Sa fille lui fait à un moment une réflexion troublante, du genre « pourquoi les femmes doivent tout faire? »
V.D : Elle lui dit exactement : « Maman, pourquoi ce sont les femmes qui font tout? » et Maud répond : « ben euh… ». J’ai répondu la même chose lorsque ma fille de 12 ans m’a posée la question.
Et alors, que dîtes-vous maintenant?
V.D : Je crois que les femmes sont une addition de choses. Quand une femme travaille et a des enfants, elle ne va pas moins travailler ou moins élever ses enfants. Pour elles, les choses s’additionnent. C’est pour ça que les femmes ont cette charge mentale énorme. Elles ont cette capacité à additionner. Comme elles ont la capacité de loger un être humain en elle pour le mettre au monde. C’est quand même particulier d’accepter cela avec autant de simplicité ! .Les femmes s’additionnent, comme elles se doublent ou s démultiplient.
Vous avez beaucoup écrit des rôles de femmes. Pourriez-vous écrire pour un homme?
V.D : J’écris pour les femmes parce que j’en suis une. Mais je pourrais tout aussi bien écrire pour un homme (elle se marre). J’ai écrit le personnage de Maud comme et parce que j’avais envie de le jouer, de le diriger de l’intérieur.

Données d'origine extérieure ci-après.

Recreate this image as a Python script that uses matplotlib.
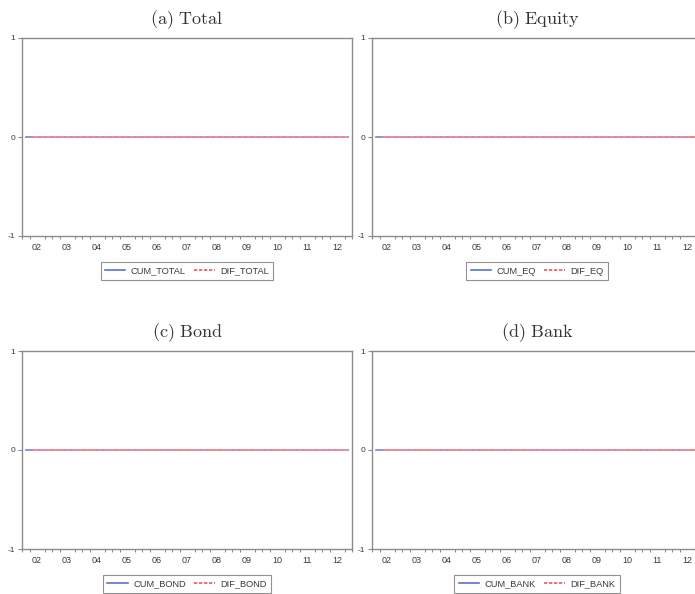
import numpy as np
import matplotlib
matplotlib.use("Agg")
import matplotlib.pyplot as plt

plt.rcParams['mathtext.fontset'] = 'cm'

# Quarterly sample 2002Q1-2012Q4
years = list(range(2002, 2013))
year_labels = ["02", "03", "04", "05", "06", "07", "08", "09", "10", "11", "12"]
n_obs = 44

panel_titles = ["(a) Total", "(b) Equity", "(c) Bond", "(d) Bank"]
cum_names = ["CUM_TOTAL", "CUM_EQ", "CUM_BOND", "CUM_BANK"]
dif_names = ["DIF_TOTAL", "DIF_EQ", "DIF_BOND", "DIF_BANK"]

# Cumulative series and their first differences (first difference undefined)
cum_total = [0.0] * n_obs
cum_eq = [0.0] * n_obs
cum_bond = [0.0] * n_obs
cum_bank = [0.0] * n_obs
dif_total = [np.nan] + [0.0] * (n_obs - 1)
dif_eq = [np.nan] + [0.0] * (n_obs - 1)
dif_bond = [np.nan] + [0.0] * (n_obs - 1)
dif_bank = [np.nan] + [0.0] * (n_obs - 1)

cum_series = [cum_total, cum_eq, cum_bond, cum_bank]
dif_series = [dif_total, dif_eq, dif_bond, dif_bank]

W, H = 695, 594
fig = plt.figure(figsize=(W / 100, H / 100), dpi=100)

ax_w = 330 / W
ax_h = 198 / H
lefts = [22 / W, 372 / W]
bottoms = [1 - 236 / H, 1 - 549 / H]

t = years[0] + (np.arange(n_obs) + 0.5) / 4.0
spine_col = "#8c8c8c"
txt_col = "#3a3a3a"

for k in range(4):
    r, c = divmod(k, 2)
    ax = fig.add_axes([lefts[c], bottoms[r], ax_w, ax_h])
    ax.plot(t, cum_series[k], color="#7f8fd8", lw=1.3)
    ax.plot(t, dif_series[k], color="#ee8f95", lw=1.5, ls=(0, (2.5, 0.6)))
    ax.set_xlim(years[0], years[-1] + 1)
    ax.set_ylim(-1, 1)
    ax.set_yticks([-1, 0, 1])
    ax.set_yticklabels(["-1", "0", "1"], fontsize=6, color=txt_col,
                       family="Liberation Sans")
    ax.set_xticks(np.array(years) + 0.5)
    ax.set_xticklabels(year_labels, fontsize=6.5, color=txt_col,
                       family="Liberation Sans")
    ax.set_xticks(np.arange(years[0], years[-1] + 1.01, 0.25), minor=True)
    ax.tick_params(axis='x', which='major', length=0, pad=5)
    ax.tick_params(axis='x', which='minor', length=2.5, color=spine_col, width=0.8)
    ax.tick_params(axis='y', length=3, color=spine_col, width=0.8, pad=2)
    for s in ax.spines.values():
        s.set_color(spine_col)
        s.set_linewidth(1.0)
    ax.set_title(r"$\mathrm{" + panel_titles[k].replace(" ", r"\ ") + "}$",
                 fontsize=13, color="#333333", pad=10)
    h1, = ax.plot([], [], color="#5a6fd0", lw=1.2)
    h2, = ax.plot([], [], color="#e85a5a", lw=1.2, ls=(0, (2, 1)))
    leg = ax.legend(handles=[h1, h2], labels=[cum_names[k], dif_names[k]],
                    loc="upper center",
                    bbox_to_anchor=(0.5, -0.11), ncol=2, frameon=True,
                    fancybox=False, edgecolor="#777777",
                    prop={"family": "Liberation Sans", "size": 6.7},
                    handlelength=2.2, columnspacing=0.9, handletextpad=0.6,
                    borderpad=0.45)
    leg.get_frame().set_linewidth(0.8)
    for tx in leg.get_texts():
        tx.set_color(txt_col)

fig.savefig("out.png", dpi=100, facecolor="white")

Et des contre-emplois pour vos acteurs. Samir Guesmi, pour une fois, n’est pas dans le doute…
V.D : C’est vrai, il est autoritaire ! Ça m’a beaucoup amusé de choisir des acteurs et de leur proposer des choses un peu différentes de ce pourquoi on a l’habitude de les voir. Sans casser leurs caractéristiques, sans chercher à heurter leur nature. Samir Guesmi peut incarner une figure autoritaire, odieuse tout en restant sympathique.
Virginie Ledoyen joue votre soeur et c’est crédible !

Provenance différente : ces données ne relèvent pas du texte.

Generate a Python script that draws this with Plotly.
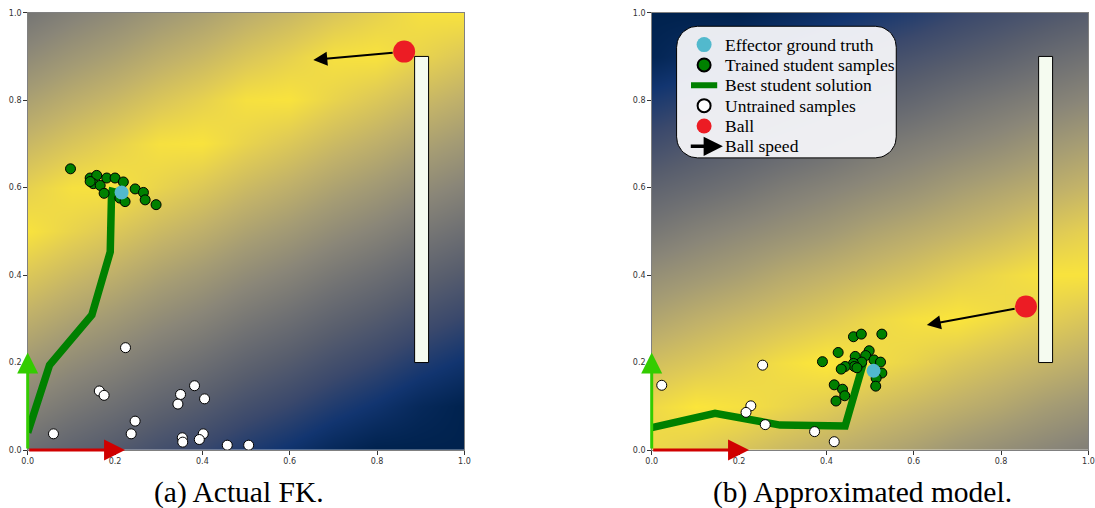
import numpy as np
import plotly.graph_objects as go

# background fitness field, sampled every 0.1 (rows = y from 0 to 1)
grid_x = [0.0, 0.1, 0.2, 0.3, 0.4, 0.5, 0.6, 0.7, 0.8, 0.9, 1.0]
grid_y = [0.0, 0.1, 0.2, 0.3, 0.4, 0.5, 0.6, 0.7, 0.8, 0.9, 1.0]

fk_field = [
    [0.43, 0.37, 0.32, 0.26, 0.21, 0.15, 0.10, 0.04, 0.00, 0.00, 0.00],
    [0.54, 0.48, 0.43, 0.37, 0.32, 0.26, 0.21, 0.15, 0.10, 0.04, 0.00],
    [0.65, 0.59, 0.54, 0.48, 0.43, 0.37, 0.32, 0.26, 0.21, 0.15, 0.10],
    [0.76, 0.70, 0.65, 0.59, 0.54, 0.48, 0.43, 0.37, 0.32, 0.26, 0.21],
    [0.87, 0.81, 0.76, 0.70, 0.65, 0.59, 0.54, 0.48, 0.43, 0.37, 0.32],
    [0.98, 0.92, 0.87, 0.81, 0.76, 0.70, 0.65, 0.59, 0.54, 0.48, 0.43],
    [0.91, 0.97, 0.98, 0.92, 0.87, 0.81, 0.76, 0.70, 0.65, 0.59, 0.54],
    [0.80, 0.86, 0.91, 0.97, 0.98, 0.92, 0.87, 0.81, 0.76, 0.70, 0.65],
    [0.69, 0.75, 0.80, 0.86, 0.91, 0.97, 0.98, 0.92, 0.87, 0.81, 0.76],
    [0.58, 0.64, 0.69, 0.75, 0.80, 0.86, 0.91, 0.97, 0.98, 0.92, 0.87],
    [0.47, 0.53, 0.58, 0.64, 0.69, 0.75, 0.80, 0.86, 0.91, 0.97, 0.98],
]

model_field = [
    [0.94, 0.90, 0.86, 0.81, 0.77, 0.73, 0.69, 0.64, 0.60, 0.56, 0.52],
    [0.94, 0.99, 0.97, 0.93, 0.89, 0.84, 0.80, 0.76, 0.72, 0.67, 0.63],
    [0.83, 0.87, 0.91, 0.96, 1.00, 0.96, 0.92, 0.87, 0.83, 0.79, 0.75],
    [0.71, 0.76, 0.80, 0.84, 0.88, 0.93, 0.97, 0.99, 0.95, 0.90, 0.86],
    [0.60, 0.64, 0.68, 0.73, 0.77, 0.81, 0.85, 0.90, 0.94, 0.98, 0.98],
    [0.48, 0.53, 0.57, 0.61, 0.65, 0.70, 0.74, 0.78, 0.82, 0.87, 0.91],
    [0.37, 0.41, 0.45, 0.50, 0.54, 0.58, 0.62, 0.67, 0.71, 0.75, 0.79],
    [0.25, 0.30, 0.34, 0.38, 0.42, 0.47, 0.51, 0.55, 0.59, 0.64, 0.68],
    [0.14, 0.18, 0.22, 0.27, 0.31, 0.35, 0.39, 0.44, 0.48, 0.52, 0.56],
    [0.02, 0.07, 0.11, 0.15, 0.19, 0.24, 0.28, 0.32, 0.36, 0.41, 0.45],
    [0.00, 0.00, 0.00, 0.04, 0.08, 0.12, 0.16, 0.21, 0.25, 0.29, 0.33],
]

# (a) actual FK
fk_path_x = [0.0, 0.05, 0.147, 0.189, 0.192, 0.195]
fk_path_y = [0.04, 0.194, 0.309, 0.453, 0.587, 0.60]
fk_trained_x = [0.098, 0.143, 0.158, 0.150, 0.166, 0.181, 0.200, 0.219, 0.175,
                0.211, 0.223, 0.246, 0.265, 0.269, 0.294, 0.143]
fk_trained_y = [0.643, 0.622, 0.628, 0.609, 0.605, 0.622, 0.622, 0.613, 0.587,
                0.576, 0.568, 0.597, 0.589, 0.572, 0.561, 0.614]
fk_untrained_x = [0.224, 0.164, 0.175, 0.059, 0.246, 0.237, 0.382, 0.350,
                  0.344, 0.405, 0.354, 0.355, 0.402, 0.393, 0.457, 0.506]
fk_untrained_y = [0.234, 0.135, 0.125, 0.037, 0.066, 0.037, 0.147, 0.127,
                  0.105, 0.117, 0.028, 0.018, 0.037, 0.024, 0.011, 0.011]
fk_truth = [0.215, 0.589]
fk_ball = [0.862, 0.911]
fk_ball_to = [0.654, 0.892]

# (b) approximated model
model_path_x = [0.0, 0.145, 0.294, 0.443, 0.485]
model_path_y = [0.051, 0.084, 0.057, 0.055, 0.20]
model_trained_x = [0.462, 0.480, 0.527, 0.427, 0.391, 0.498, 0.466, 0.490, 0.481,
                   0.462, 0.464, 0.470, 0.443, 0.434, 0.509, 0.524, 0.527, 0.514,
                   0.513, 0.418, 0.437, 0.442, 0.422]
model_trained_y = [0.259, 0.265, 0.265, 0.223, 0.202, 0.227, 0.214, 0.216, 0.201,
                   0.198, 0.191, 0.188, 0.191, 0.185, 0.206, 0.201, 0.176, 0.164,
                   0.146, 0.149, 0.139, 0.124, 0.112]
model_untrained_x = [0.023, 0.254, 0.227, 0.216, 0.260, 0.373, 0.418]
model_untrained_y = [0.148, 0.194, 0.101, 0.086, 0.058, 0.042, 0.019]
model_truth = [0.508, 0.181]
model_ball = [0.857, 0.328]
model_ball_to = [0.630, 0.286]

paddle_x = [0.886, 0.918]
paddle_y = [0.2, 0.9]
frame_arrow = 0.223

legend_labels = ["Effector ground truth", "Trained student samples", "Best student solution",
                 "Untrained samples", "Ball", "Ball speed"]
captions = ["(a) Actual FK.", "(b) Approximated model."]

CYAN = "#52b9cd"
GREEN = "#008000"
RED = "#ec1c24"
SERIF = "Liberation Serif"

fig = go.Figure()

panels = [
    ("x", "y", fk_field, fk_path_x, fk_path_y, fk_trained_x, fk_trained_y,
     fk_untrained_x, fk_untrained_y, fk_truth, fk_ball, fk_ball_to),
    ("x2", "y2", model_field, model_path_x, model_path_y, model_trained_x, model_trained_y,
     model_untrained_x, model_untrained_y, model_truth, model_ball, model_ball_to),
]

annotations = []
shapes = []
for xa, ya, field, px, py, tx, ty, ux, uy, truth, ball, ball_to in panels:
    fig.add_trace(go.Heatmap(x=grid_x, y=grid_y, z=field, colorscale="Cividis", zmin=0, zmax=1,
                             zsmooth="best", showscale=False, hoverinfo="skip", xaxis=xa, yaxis=ya))
    fig.add_trace(go.Scatter(x=px, y=py, mode="lines", line=dict(color=GREEN, width=7.5),
                             xaxis=xa, yaxis=ya))
    fig.add_trace(go.Scatter(x=ux, y=uy, mode="markers", xaxis=xa, yaxis=ya,
                             marker=dict(color="white", size=10, line=dict(color="black", width=1))))
    fig.add_trace(go.Scatter(x=tx, y=ty, mode="markers", xaxis=xa, yaxis=ya,
                             marker=dict(color=GREEN, size=10, line=dict(color="black", width=1))))
    fig.add_trace(go.Scatter(x=[truth[0]], y=[truth[1]], mode="markers", xaxis=xa, yaxis=ya,
                             marker=dict(color=CYAN, size=14)))
    fig.add_trace(go.Scatter(x=[ball[0]], y=[ball[1]], mode="markers", xaxis=xa, yaxis=ya,
                             marker=dict(color=RED, size=22)))
    # paddle
    shapes.append(dict(type="rect", xref=xa, yref=ya, x0=paddle_x[0], x1=paddle_x[1],
                       y0=paddle_y[0], y1=paddle_y[1], fillcolor="#f5fbf0",
                       line=dict(color="black", width=1), layer="above"))
    # ball speed
    annotations.append(dict(x=ball_to[0], y=ball_to[1], ax=ball[0], ay=ball[1],
                            xref=xa, yref=ya, axref=xa, ayref=ya, text="", showarrow=True,
                            arrowhead=2, arrowsize=1.4, arrowwidth=2, arrowcolor="black",
                            startstandoff=10))
    # frame axes arrows
    annotations.append(dict(x=frame_arrow, y=0, ax=0, ay=0, xref=xa, yref=ya, axref=xa, ayref=ya,
                            text="", showarrow=True, arrowhead=2, arrowsize=1.4, arrowwidth=3,
                            arrowcolor="#d00000"))
    annotations.append(dict(x=0, y=frame_arrow, ax=0, ay=0, xref=xa, yref=ya, axref=xa, ayref=ya,
                            text="", showarrow=True, arrowhead=2, arrowsize=1.4, arrowwidth=3,
                            arrowcolor="#33cc00"))

# legend box in panel (b), rounded corners
bx0, bx1, by0, by1, r = 0.057, 0.56, 0.668, 0.969, 0.048
corners = [(bx1 - r, by1 - r, 0), (bx0 + r, by1 - r, 90), (bx0 + r, by0 + r, 180), (bx1 - r, by0 + r, 270)]
box_x, box_y = [], []
for cx, cy, a0 in corners:
    t = np.radians(np.linspace(a0, a0 + 90, 12))
    box_x += list(cx + r * np.cos(t))
    box_y += list(cy + r * np.sin(t))
box_x.append(box_x[0])
box_y.append(box_y[0])
fig.add_trace(go.Scatter(x=box_x, y=box_y, mode="lines", fill="toself",
                         fillcolor="rgba(246,246,249,0.95)", line=dict(color="black", width=1),
                         xaxis="x2", yaxis="y2", hoverinfo="skip"))

row_y = [0.927 - i * 0.0465 for i in range(6)]
gx = 0.12
fig.add_trace(go.Scatter(x=[gx], y=[row_y[0]], mode="markers", marker=dict(color=CYAN, size=15),
                         xaxis="x2", yaxis="y2"))
fig.add_trace(go.Scatter(x=[gx], y=[row_y[1]], mode="markers", xaxis="x2", yaxis="y2",
                         marker=dict(color=GREEN, size=13, line=dict(color="black", width=2))))
fig.add_trace(go.Scatter(x=[gx - 0.03, gx + 0.03], y=[row_y[2]] * 2, mode="lines",
                         line=dict(color=GREEN, width=6), xaxis="x2", yaxis="y2"))
fig.add_trace(go.Scatter(x=[gx], y=[row_y[3]], mode="markers", xaxis="x2", yaxis="y2",
                         marker=dict(color="white", size=13, line=dict(color="black", width=2))))
fig.add_trace(go.Scatter(x=[gx], y=[row_y[4]], mode="markers", marker=dict(color=RED, size=15),
                         xaxis="x2", yaxis="y2"))
annotations.append(dict(x=0.163, y=row_y[5], ax=0.086, ay=row_y[5], xref="x2", yref="y2",
                        axref="x2", ayref="y2", text="", showarrow=True, arrowhead=2,
                        arrowsize=1.1, arrowwidth=3.5, arrowcolor="black"))
for lbl, yy in zip(legend_labels, row_y):
    annotations.append(dict(x=0.163, y=yy, xref="x2", yref="y2", text=lbl, showarrow=False,
                            xanchor="left", yanchor="middle",
                            font=dict(family=SERIF, size=17.5, color="black")))

for cap, cx in zip(captions, [239 / 1095, 863 / 1095]):
    annotations.append(dict(x=cx, y=(508 - 492) / 508, xref="paper", yref="paper", text=cap,
                            showarrow=False, xanchor="center", yanchor="middle",
                            font=dict(family=SERIF, size=29.5, color="black")))

axis_style = dict(range=[0, 1], tickvals=[0, 0.2, 0.4, 0.6, 0.8, 1.0], tickformat=".1f",
                  ticks="outside", ticklen=3.5, tickwidth=1, tickcolor="#333",
                  showgrid=False, zeroline=False, showline=True, mirror=True,
                  linecolor="#808080", linewidth=1, automargin=False,
                  tickfont=dict(family="DejaVu Sans", size=8, color="#333"))

fig.update_layout(
    width=1095, height=508,
    margin=dict(l=0, r=0, t=0, b=0, autoexpand=False),
    paper_bgcolor="white", plot_bgcolor="white",
    showlegend=False,
    xaxis=dict(domain=[27.7 / 1095, 464.4 / 1095], anchor="y", **axis_style),
    yaxis=dict(domain=[58 / 508, 495.3 / 508], anchor="x", **axis_style),
    xaxis2=dict(domain=[651.7 / 1095, 1088.4 / 1095], anchor="y2", **axis_style),
    yaxis2=dict(domain=[58 / 508, 495.3 / 508], anchor="x2", **axis_style),
    shapes=shapes,
    annotations=annotations,
)

# drop the page's default body margin so the figure sits at the window origin
fig.write_html("out.html", config={"displayModeBar": False},
               post_script="document.body.style.margin = '0px';")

V.D : Virginie c’est une grande rencontre. J’aimais l’actrice, sa beauté et je l’ai rencontrée dans un dîner au Festival de Cannes. J’ai eu un coup de foudre pour elle et je lui ai confié le rôle de ma soeur. Et ça fonctionne très bien !
En attendant la sortie du film le 18 décembre 2019, que faites-vous Valérie Donzelli ?
V.D : La tournée des festivals, sa promotion. Je suis aussi en train d’écrire une série où le féminin sera au centre.